═════ DATA

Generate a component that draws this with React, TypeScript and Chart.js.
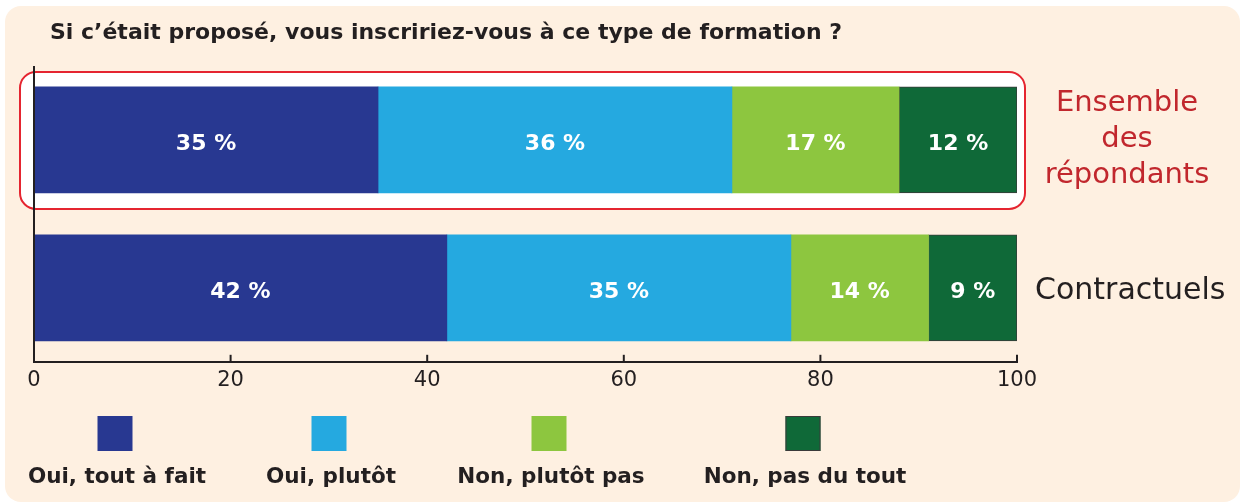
import { useEffect, useRef } from "react";
import { Chart, registerables } from "chart.js";

Chart.register(...registerables);

const title = "Si c’était proposé, vous inscririez-vous à ce type de formation ?";
const categories = ["Ensemble des répondants", "Contractuels"];
const categoryLines = [["Ensemble", "des", "répondants"], ["Contractuels"]];
const seriesLabels = ["Oui, tout à fait", "Oui, plutôt", "Non, plutôt pas", "Non, pas du tout"];
const ouiToutAFait = [35, 42];
const ouiPlutot = [36, 35];
const nonPlutotPas = [17, 14];
const nonPasDuTout = [12, 9];
const xTickValues = [0, 20, 40, 60, 80, 100];

const colors = ["#283891", "#25A9E0", "#8DC63F", "#0F6938"];
const FONT = "'DejaVu Sans', sans-serif";
const INK = "#231F20";

function roundRect(ctx: CanvasRenderingContext2D, x: number, y: number, w: number, h: number, r: number) {
  ctx.beginPath();
  ctx.moveTo(x + r, y);
  ctx.lineTo(x + w - r, y);
  ctx.arcTo(x + w, y, x + w, y + r, r);
  ctx.lineTo(x + w, y + h - r);
  ctx.arcTo(x + w, y + h, x + w - r, y + h, r);
  ctx.lineTo(x + r, y + h);
  ctx.arcTo(x, y + h, x, y + h - r, r);
  ctx.lineTo(x, y + r);
  ctx.arcTo(x, y, x + r, y, r);
  ctx.closePath();
}

const decorPlugin = {
  id: "decor",
  beforeDraw(chart: any) {
    const ctx = chart.ctx as CanvasRenderingContext2D;
    ctx.save();
    ctx.fillStyle = "#ffffff";
    ctx.fillRect(0, 0, chart.width, chart.height);
    roundRect(ctx, 5, 6, chart.width - 9, chart.height - 8, 16);
    ctx.fillStyle = "#FEF0E1";
    ctx.fill();
    ctx.fillStyle = INK;
    ctx.font = `bold 22px ${FONT}`;
    ctx.textAlign = "left";
    ctx.textBaseline = "middle";
    ctx.fillText(title, 50, 33);
    ctx.restore();
  },
  beforeDatasetsDraw(chart: any) {
    const ctx = chart.ctx as CanvasRenderingContext2D;
    const { chartArea, scales } = chart;
    const yc = scales.y.getPixelForValue(0);
    ctx.save();
    roundRect(ctx, chartArea.left - 14, yc - 68, chartArea.right - chartArea.left + 22, 137, 16);
    ctx.fillStyle = "#ffffff";
    ctx.fill();
    ctx.lineWidth = 2;
    ctx.strokeStyle = "#E52530";
    ctx.stroke();
    ctx.restore();
  },
  afterDatasetsDraw(chart: any) {
    const ctx = chart.ctx as CanvasRenderingContext2D;
    const { chartArea, scales } = chart;
    ctx.save();
    // left axis line
    ctx.strokeStyle = INK;
    ctx.lineWidth = 2;
    ctx.beginPath();
    ctx.moveTo(chartArea.left, chartArea.top);
    ctx.lineTo(chartArea.left, chartArea.bottom);
    ctx.stroke();
    // inward tick marks
    xTickValues.forEach((v) => {
      const x = scales.x.getPixelForValue(v);
      ctx.beginPath();
      ctx.moveTo(x, chartArea.bottom - 7);
      ctx.lineTo(x, chartArea.bottom);
      ctx.stroke();
    });
    // data labels
    ctx.fillStyle = "#ffffff";
    ctx.font = `bold 22px ${FONT}`;
    ctx.textAlign = "center";
    ctx.textBaseline = "middle";
    chart.data.datasets.forEach((ds: any, di: number) => {
      const meta = chart.getDatasetMeta(di);
      meta.data.forEach((el: any, i: number) => {
        const p = el.getProps(["x", "y", "base"], true);
        ctx.fillText(`${ds.data[i]} %`, (p.x + p.base) / 2, p.y + 4);
      });
    });
    // category labels on the right
    categoryLines.forEach((lines, i) => {
      const y = scales.y.getPixelForValue(i);
      if (i === 0) {
        ctx.fillStyle = "#C1272D";
        ctx.font = `29px ${FONT}`;
        ctx.textAlign = "center";
        lines.forEach((t, k) => ctx.fillText(t, 1127, y + (k - (lines.length - 1) / 2) * 36));
      } else {
        ctx.fillStyle = INK;
        ctx.font = `30px ${FONT}`;
        ctx.textAlign = "left";
        lines.forEach((t) => ctx.fillText(t, 1035, y + 3));
      }
    });
    // legend
    const centers = [115, 329, 549, 803];
    chart.data.datasets.forEach((ds: any, di: number) => {
      const cx = centers[di];
      ctx.fillStyle = ds.backgroundColor;
      ctx.fillRect(cx - 17.5, 416, 35, 35);
      if (di === 3) {
        ctx.strokeStyle = "#3a3a3a";
        ctx.lineWidth = 1;
        ctx.strokeRect(cx - 17, 416.5, 34, 34);
      }
      ctx.fillStyle = INK;
      ctx.font = `bold 21.5px ${FONT}`;
      ctx.textAlign = "center";
      ctx.fillText(ds.label, cx + 2, 477);
    });
    ctx.restore();
  },
};

export default function App() {
  const ref = useRef<HTMLCanvasElement>(null);
  useEffect(() => {
    if (!ref.current) return;
    Chart.defaults.font.family = FONT;
    const data = [ouiToutAFait, ouiPlutot, nonPlutotPas, nonPasDuTout];
    const chart = new Chart(ref.current, {
      type: "bar",
      data: {
        labels: categories,
        datasets: seriesLabels.map((label, i) => ({
          label,
          data: data[i],
          backgroundColor: colors[i],
          borderColor: i === 3 ? "#3a3a3a" : colors[i],
          borderWidth: i === 3 ? 1 : 0,
          borderSkipped: false,
          barThickness: 106,
        })),
      },
      options: {
        indexAxis: "y",
        responsive: false,
        animation: false,
        events: [],
        layout: { padding: { top: 66, left: 34, right: 227, bottom: 105 } },
        plugins: { legend: { display: false }, tooltip: { enabled: false }, title: { display: false } },
        scales: {
          x: {
            stacked: true,
            min: 0,
            max: 100,
            grid: { display: false, drawTicks: false },
            border: { display: true, color: INK, width: 2 },
            afterBuildTicks: (scale: any) => {
              scale.ticks = xTickValues.map((v) => ({ value: v }));
            },
            ticks: { color: INK, font: { size: 21, family: FONT }, padding: 6, maxRotation: 0, autoSkip: false },
          },
          y: { stacked: true, display: false },
        },
      },
      plugins: [decorPlugin],
    });
    return () => chart.destroy();
  }, []);
  return (
    <div style={{ position: "absolute", left: 0, top: 0, width: 1244, height: 504 }}>
      <canvas ref={ref} width={1244} height={504} />
    </div>
  );
}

══════════

▶ [WHAT NEEDS TO BE DONE]
Make an exact copy of the data above, pictures excluded.

▶ [RESULT OF THIS EXERCISE]
Generate a component that draws this with React, TypeScript and Chart.js.
import { useEffect, useRef } from "react";
import { Chart, registerables } from "chart.js";

Chart.register(...registerables);

const title = "Si c’était proposé, vous inscririez-vous à ce type de formation ?";
const categories = ["Ensemble des répondants", "Contractuels"];
const categoryLines = [["Ensemble", "des", "répondants"], ["Contractuels"]];
const seriesLabels = ["Oui, tout à fait", "Oui, plutôt", "Non, plutôt pas", "Non, pas du tout"];
const ouiToutAFait = [35, 42];
const ouiPlutot = [36, 35];
const nonPlutotPas = [17, 14];
const nonPasDuTout = [12, 9];
const xTickValues = [0, 20, 40, 60, 80, 100];

const colors = ["#283891", "#25A9E0", "#8DC63F", "#0F6938"];
const FONT = "'DejaVu Sans', sans-serif";
const INK = "#231F20";

function roundRect(ctx: CanvasRenderingContext2D, x: number, y: number, w: number, h: number, r: number) {
  ctx.beginPath();
  ctx.moveTo(x + r, y);
  ctx.lineTo(x + w - r, y);
  ctx.arcTo(x + w, y, x + w, y + r, r);
  ctx.lineTo(x + w, y + h - r);
  ctx.arcTo(x + w, y + h, x + w - r, y + h, r);
  ctx.lineTo(x + r, y + h);
  ctx.arcTo(x, y + h, x, y + h - r, r);
  ctx.lineTo(x, y + r);
  ctx.arcTo(x, y, x + r, y, r);
  ctx.closePath();
}

const decorPlugin = {
  id: "decor",
  beforeDraw(chart: any) {
    const ctx = chart.ctx as CanvasRenderingContext2D;
    ctx.save();
    ctx.fillStyle = "#ffffff";
    ctx.fillRect(0, 0, chart.width, chart.height);
    roundRect(ctx, 5, 6, chart.width - 9, chart.height - 8, 16);
    ctx.fillStyle = "#FEF0E1";
    ctx.fill();
    ctx.fillStyle = INK;
    ctx.font = `bold 22px ${FONT}`;
    ctx.textAlign = "left";
    ctx.textBaseline = "middle";
    ctx.fillText(title, 50, 33);
    ctx.restore();
  },
  beforeDatasetsDraw(chart: any) {
    const ctx = chart.ctx as CanvasRenderingContext2D;
    const { chartArea, scales } = chart;
    const yc = scales.y.getPixelForValue(0);
    ctx.save();
    roundRect(ctx, chartArea.left - 14, yc - 68, chartArea.right - chartArea.left + 22, 137, 16);
    ctx.fillStyle = "#ffffff";
    ctx.fill();
    ctx.lineWidth = 2;
    ctx.strokeStyle = "#E52530";
    ctx.stroke();
    ctx.restore();
  },
  afterDatasetsDraw(chart: any) {
    const ctx = chart.ctx as CanvasRenderingContext2D;
    const { chartArea, scales } = chart;
    ctx.save();
    // left axis line
    ctx.strokeStyle = INK;
    ctx.lineWidth = 2;
    ctx.beginPath();
    ctx.moveTo(chartArea.left, chartArea.top);
    ctx.lineTo(chartArea.left, chartArea.bottom);
    ctx.stroke();
    // inward tick marks
    xTickValues.forEach((v) => {
      const x = scales.x.getPixelForValue(v);
      ctx.beginPath();
      ctx.moveTo(x, chartArea.bottom - 7);
      ctx.lineTo(x, chartArea.bottom);
      ctx.stroke();
    });
    // data labels
    ctx.fillStyle = "#ffffff";
    ctx.font = `bold 22px ${FONT}`;
    ctx.textAlign = "center";
    ctx.textBaseline = "middle";
    chart.data.datasets.forEach((ds: any, di: number) => {
      const meta = chart.getDatasetMeta(di);
      meta.data.forEach((el: any, i: number) => {
        const p = el.getProps(["x", "y", "base"], true);
        ctx.fillText(`${ds.data[i]} %`, (p.x + p.base) / 2, p.y + 4);
      });
    });
    // category labels on the right
    categoryLines.forEach((lines, i) => {
      const y = scales.y.getPixelForValue(i);
      if (i === 0) {
        ctx.fillStyle = "#C1272D";
        ctx.font = `29px ${FONT}`;
        ctx.textAlign = "center";
        lines.forEach((t, k) => ctx.fillText(t, 1127, y + (k - (lines.length - 1) / 2) * 36));
      } else {
        ctx.fillStyle = INK;
        ctx.font = `30px ${FONT}`;
        ctx.textAlign = "left";
        lines.forEach((t) => ctx.fillText(t, 1035, y + 3));
      }
    });
    // legend
    const centers = [115, 329, 549, 803];
    chart.data.datasets.forEach((ds: any, di: number) => {
      const cx = centers[di];
      ctx.fillStyle = ds.backgroundColor;
      ctx.fillRect(cx - 17.5, 416, 35, 35);
      if (di === 3) {
        ctx.strokeStyle = "#3a3a3a";
        ctx.lineWidth = 1;
        ctx.strokeRect(cx - 17, 416.5, 34, 34);
      }
      ctx.fillStyle = INK;
      ctx.font = `bold 21.5px ${FONT}`;
      ctx.textAlign = "center";
      ctx.fillText(ds.label, cx + 2, 477);
    });
    ctx.restore();
  },
};

export default function App() {
  const ref = useRef<HTMLCanvasElement>(null);
  useEffect(() => {
    if (!ref.current) return;
    Chart.defaults.font.family = FONT;
    const data = [ouiToutAFait, ouiPlutot, nonPlutotPas, nonPasDuTout];
    const chart = new Chart(ref.current, {
      type: "bar",
      data: {
        labels: categories,
        datasets: seriesLabels.map((label, i) => ({
          label,
          data: data[i],
          backgroundColor: colors[i],
          borderColor: i === 3 ? "#3a3a3a" : colors[i],
          borderWidth: i === 3 ? 1 : 0,
          borderSkipped: false,
          barThickness: 106,
        })),
      },
      options: {
        indexAxis: "y",
        responsive: false,
        animation: false,
        events: [],
        layout: { padding: { top: 66, left: 34, right: 227, bottom: 105 } },
        plugins: { legend: { display: false }, tooltip: { enabled: false }, title: { display: false } },
        scales: {
          x: {
            stacked: true,
            min: 0,
            max: 100,
            grid: { display: false, drawTicks: false },
            border: { display: true, color: INK, width: 2 },
            afterBuildTicks: (scale: any) => {
              scale.ticks = xTickValues.map((v) => ({ value: v }));
            },
            ticks: { color: INK, font: { size: 21, family: FONT }, padding: 6, maxRotation: 0, autoSkip: false },
          },
          y: { stacked: true, display: false },
        },
      },
      plugins: [decorPlugin],
    });
    return () => chart.destroy();
  }, []);
  return (
    <div style={{ position: "absolute", left: 0, top: 0, width: 1244, height: 504 }}>
      <canvas ref={ref} width={1244} height={504} />
    </div>
  );
}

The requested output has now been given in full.